Objective — Among the entries below, copy only the span from the line containing "Convert this chart to Plotly code." through the line containing "return (H - B - py) / ph". Do so exactly, and skip the pictures.

Data listing —
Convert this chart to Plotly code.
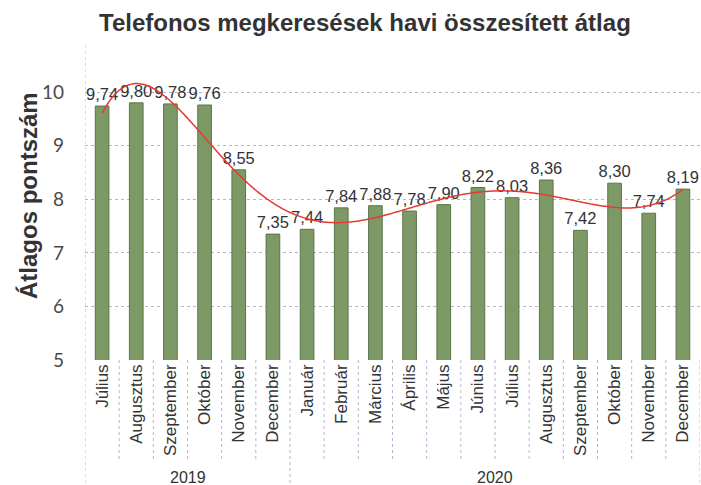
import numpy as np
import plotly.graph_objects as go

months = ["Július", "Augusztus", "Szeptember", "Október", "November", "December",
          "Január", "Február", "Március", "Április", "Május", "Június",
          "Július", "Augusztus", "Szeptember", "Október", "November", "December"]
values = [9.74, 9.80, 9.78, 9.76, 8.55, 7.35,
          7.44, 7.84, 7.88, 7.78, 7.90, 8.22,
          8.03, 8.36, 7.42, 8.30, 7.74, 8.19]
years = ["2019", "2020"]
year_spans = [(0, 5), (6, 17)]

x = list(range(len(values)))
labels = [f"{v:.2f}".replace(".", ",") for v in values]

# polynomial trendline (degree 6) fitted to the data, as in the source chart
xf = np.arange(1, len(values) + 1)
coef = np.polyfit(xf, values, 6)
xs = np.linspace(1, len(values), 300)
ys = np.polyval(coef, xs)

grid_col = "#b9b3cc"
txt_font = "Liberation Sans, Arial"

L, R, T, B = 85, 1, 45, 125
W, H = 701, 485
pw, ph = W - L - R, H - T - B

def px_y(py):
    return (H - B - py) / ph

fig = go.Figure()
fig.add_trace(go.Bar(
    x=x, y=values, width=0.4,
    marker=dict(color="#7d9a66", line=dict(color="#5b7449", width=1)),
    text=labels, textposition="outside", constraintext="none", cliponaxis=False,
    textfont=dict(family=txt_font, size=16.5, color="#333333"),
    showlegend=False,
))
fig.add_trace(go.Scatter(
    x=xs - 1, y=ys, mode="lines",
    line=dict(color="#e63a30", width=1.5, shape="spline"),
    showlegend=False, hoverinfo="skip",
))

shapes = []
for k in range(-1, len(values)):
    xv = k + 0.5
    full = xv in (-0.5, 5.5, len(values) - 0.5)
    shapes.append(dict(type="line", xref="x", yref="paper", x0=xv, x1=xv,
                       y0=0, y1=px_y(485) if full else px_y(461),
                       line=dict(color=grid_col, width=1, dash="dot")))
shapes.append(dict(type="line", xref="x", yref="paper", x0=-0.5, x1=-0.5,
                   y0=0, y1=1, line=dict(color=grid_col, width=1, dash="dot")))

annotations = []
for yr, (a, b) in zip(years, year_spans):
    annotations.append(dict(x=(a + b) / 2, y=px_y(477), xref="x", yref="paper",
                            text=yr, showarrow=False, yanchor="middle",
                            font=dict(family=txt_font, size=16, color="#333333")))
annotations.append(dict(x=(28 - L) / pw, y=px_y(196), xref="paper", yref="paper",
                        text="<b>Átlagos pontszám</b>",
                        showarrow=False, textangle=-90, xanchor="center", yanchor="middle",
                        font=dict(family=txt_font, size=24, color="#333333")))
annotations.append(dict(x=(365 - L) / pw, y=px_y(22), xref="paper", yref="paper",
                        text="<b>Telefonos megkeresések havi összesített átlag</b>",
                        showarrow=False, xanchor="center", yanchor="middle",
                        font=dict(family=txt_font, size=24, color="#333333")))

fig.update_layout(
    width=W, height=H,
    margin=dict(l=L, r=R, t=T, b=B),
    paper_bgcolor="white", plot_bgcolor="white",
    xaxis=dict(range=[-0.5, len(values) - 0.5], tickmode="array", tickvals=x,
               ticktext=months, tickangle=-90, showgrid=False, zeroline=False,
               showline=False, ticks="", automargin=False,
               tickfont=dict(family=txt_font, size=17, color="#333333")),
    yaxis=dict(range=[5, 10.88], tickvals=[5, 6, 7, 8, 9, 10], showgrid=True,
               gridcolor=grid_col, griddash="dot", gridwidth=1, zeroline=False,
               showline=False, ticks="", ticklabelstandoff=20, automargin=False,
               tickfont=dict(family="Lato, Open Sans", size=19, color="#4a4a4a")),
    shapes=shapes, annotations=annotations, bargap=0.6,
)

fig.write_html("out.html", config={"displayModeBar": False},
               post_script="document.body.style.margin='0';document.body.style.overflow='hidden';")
==
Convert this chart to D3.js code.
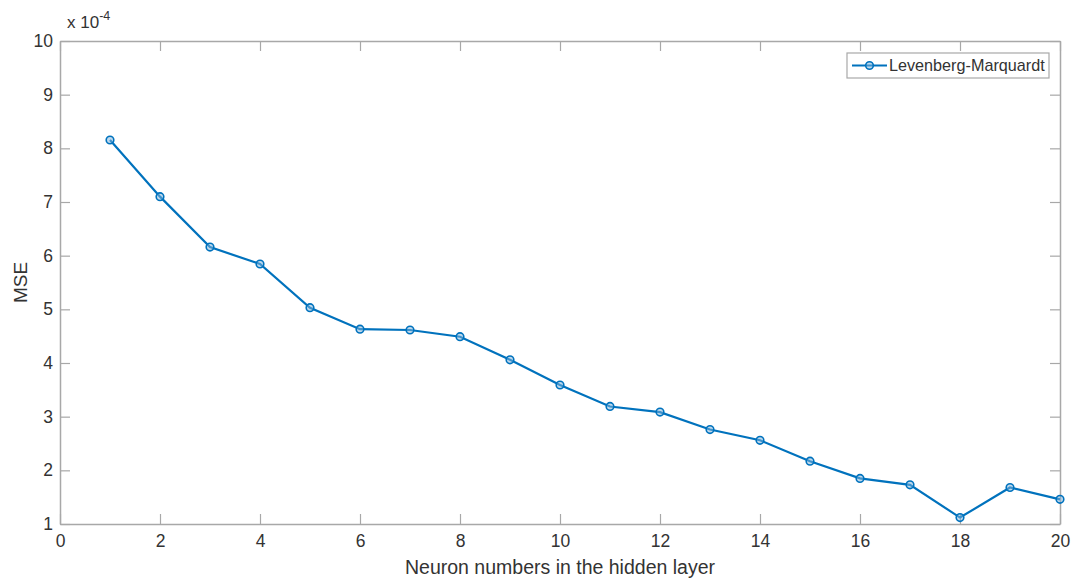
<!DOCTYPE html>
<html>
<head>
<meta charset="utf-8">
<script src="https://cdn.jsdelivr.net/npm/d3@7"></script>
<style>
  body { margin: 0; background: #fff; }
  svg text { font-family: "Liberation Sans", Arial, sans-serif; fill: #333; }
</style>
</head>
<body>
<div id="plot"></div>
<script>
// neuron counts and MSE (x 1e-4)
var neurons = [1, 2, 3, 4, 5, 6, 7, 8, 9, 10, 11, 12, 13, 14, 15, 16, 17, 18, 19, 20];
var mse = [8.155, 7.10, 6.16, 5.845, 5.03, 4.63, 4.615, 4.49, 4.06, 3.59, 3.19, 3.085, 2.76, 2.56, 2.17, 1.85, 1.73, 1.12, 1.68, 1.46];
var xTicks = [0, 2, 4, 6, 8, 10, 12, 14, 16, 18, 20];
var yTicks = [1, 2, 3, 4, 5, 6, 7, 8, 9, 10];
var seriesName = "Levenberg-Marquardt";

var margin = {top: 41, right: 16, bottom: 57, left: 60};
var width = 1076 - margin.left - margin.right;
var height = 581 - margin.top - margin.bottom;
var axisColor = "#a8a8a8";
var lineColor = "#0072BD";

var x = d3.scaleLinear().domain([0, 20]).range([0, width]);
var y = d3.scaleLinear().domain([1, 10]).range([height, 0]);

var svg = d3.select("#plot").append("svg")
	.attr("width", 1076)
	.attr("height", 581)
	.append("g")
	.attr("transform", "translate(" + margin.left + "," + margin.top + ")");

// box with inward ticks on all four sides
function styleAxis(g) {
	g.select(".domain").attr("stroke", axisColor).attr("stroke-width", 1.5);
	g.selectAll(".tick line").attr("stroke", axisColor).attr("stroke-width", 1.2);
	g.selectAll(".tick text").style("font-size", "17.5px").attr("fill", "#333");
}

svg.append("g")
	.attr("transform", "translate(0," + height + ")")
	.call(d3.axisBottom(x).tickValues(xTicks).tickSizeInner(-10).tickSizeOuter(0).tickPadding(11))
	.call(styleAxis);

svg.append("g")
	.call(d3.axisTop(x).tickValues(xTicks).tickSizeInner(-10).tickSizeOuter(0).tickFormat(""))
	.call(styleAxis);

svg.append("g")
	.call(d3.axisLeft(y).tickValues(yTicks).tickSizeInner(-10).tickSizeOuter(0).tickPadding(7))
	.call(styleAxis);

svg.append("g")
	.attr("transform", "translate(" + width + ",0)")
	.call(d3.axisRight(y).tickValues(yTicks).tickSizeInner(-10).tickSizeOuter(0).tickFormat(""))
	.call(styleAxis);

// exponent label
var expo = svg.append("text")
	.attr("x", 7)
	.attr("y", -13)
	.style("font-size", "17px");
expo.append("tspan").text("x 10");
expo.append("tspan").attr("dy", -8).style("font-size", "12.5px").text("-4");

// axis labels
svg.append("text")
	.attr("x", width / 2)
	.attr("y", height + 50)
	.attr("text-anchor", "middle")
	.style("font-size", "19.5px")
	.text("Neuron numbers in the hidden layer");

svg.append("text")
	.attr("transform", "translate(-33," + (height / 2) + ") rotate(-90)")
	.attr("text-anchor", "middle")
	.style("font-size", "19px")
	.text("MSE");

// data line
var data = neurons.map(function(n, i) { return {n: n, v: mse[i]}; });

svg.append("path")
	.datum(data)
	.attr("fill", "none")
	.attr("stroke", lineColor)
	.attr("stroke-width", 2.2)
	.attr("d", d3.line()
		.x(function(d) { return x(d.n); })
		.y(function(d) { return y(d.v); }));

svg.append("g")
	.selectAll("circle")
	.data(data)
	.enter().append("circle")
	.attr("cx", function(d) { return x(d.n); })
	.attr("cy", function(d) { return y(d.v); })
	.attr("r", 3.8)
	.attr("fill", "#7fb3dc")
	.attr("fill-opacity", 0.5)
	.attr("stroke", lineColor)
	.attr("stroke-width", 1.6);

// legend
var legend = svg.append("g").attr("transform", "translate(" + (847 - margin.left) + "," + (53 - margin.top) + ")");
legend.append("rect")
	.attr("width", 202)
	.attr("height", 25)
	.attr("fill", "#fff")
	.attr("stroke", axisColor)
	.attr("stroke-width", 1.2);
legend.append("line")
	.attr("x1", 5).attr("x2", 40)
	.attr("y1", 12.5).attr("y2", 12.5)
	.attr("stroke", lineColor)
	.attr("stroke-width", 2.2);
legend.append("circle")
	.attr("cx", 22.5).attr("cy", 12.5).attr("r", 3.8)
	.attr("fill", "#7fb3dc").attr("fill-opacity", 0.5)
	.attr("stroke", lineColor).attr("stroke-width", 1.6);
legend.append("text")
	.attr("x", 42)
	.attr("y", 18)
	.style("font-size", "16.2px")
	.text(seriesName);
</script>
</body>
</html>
---
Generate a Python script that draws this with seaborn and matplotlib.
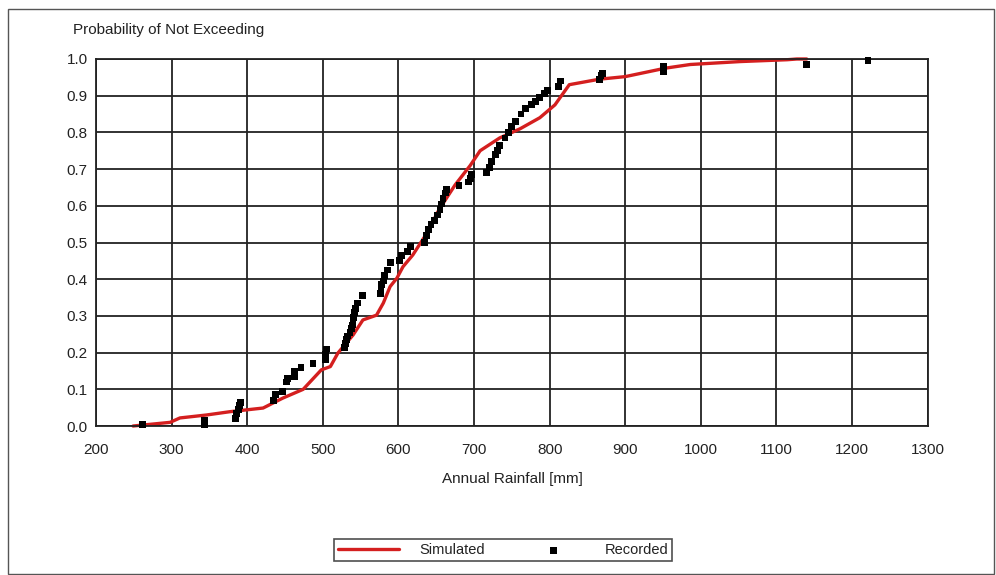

Solved exercise —
Convert this chart to Plotly code.
import numpy as np
import plotly.graph_objects as go

months = ["Július", "Augusztus", "Szeptember", "Október", "November", "December",
          "Január", "Február", "Március", "Április", "Május", "Június",
          "Július", "Augusztus", "Szeptember", "Október", "November", "December"]
values = [9.74, 9.80, 9.78, 9.76, 8.55, 7.35,
          7.44, 7.84, 7.88, 7.78, 7.90, 8.22,
          8.03, 8.36, 7.42, 8.30, 7.74, 8.19]
years = ["2019", "2020"]
year_spans = [(0, 5), (6, 17)]

x = list(range(len(values)))
labels = [f"{v:.2f}".replace(".", ",") for v in values]

# polynomial trendline (degree 6) fitted to the data, as in the source chart
xf = np.arange(1, len(values) + 1)
coef = np.polyfit(xf, values, 6)
xs = np.linspace(1, len(values), 300)
ys = np.polyval(coef, xs)

grid_col = "#b9b3cc"
txt_font = "Liberation Sans, Arial"

L, R, T, B = 85, 1, 45, 125
W, H = 701, 485
pw, ph = W - L - R, H - T - B

def px_y(py):
    return (H - B - py) / ph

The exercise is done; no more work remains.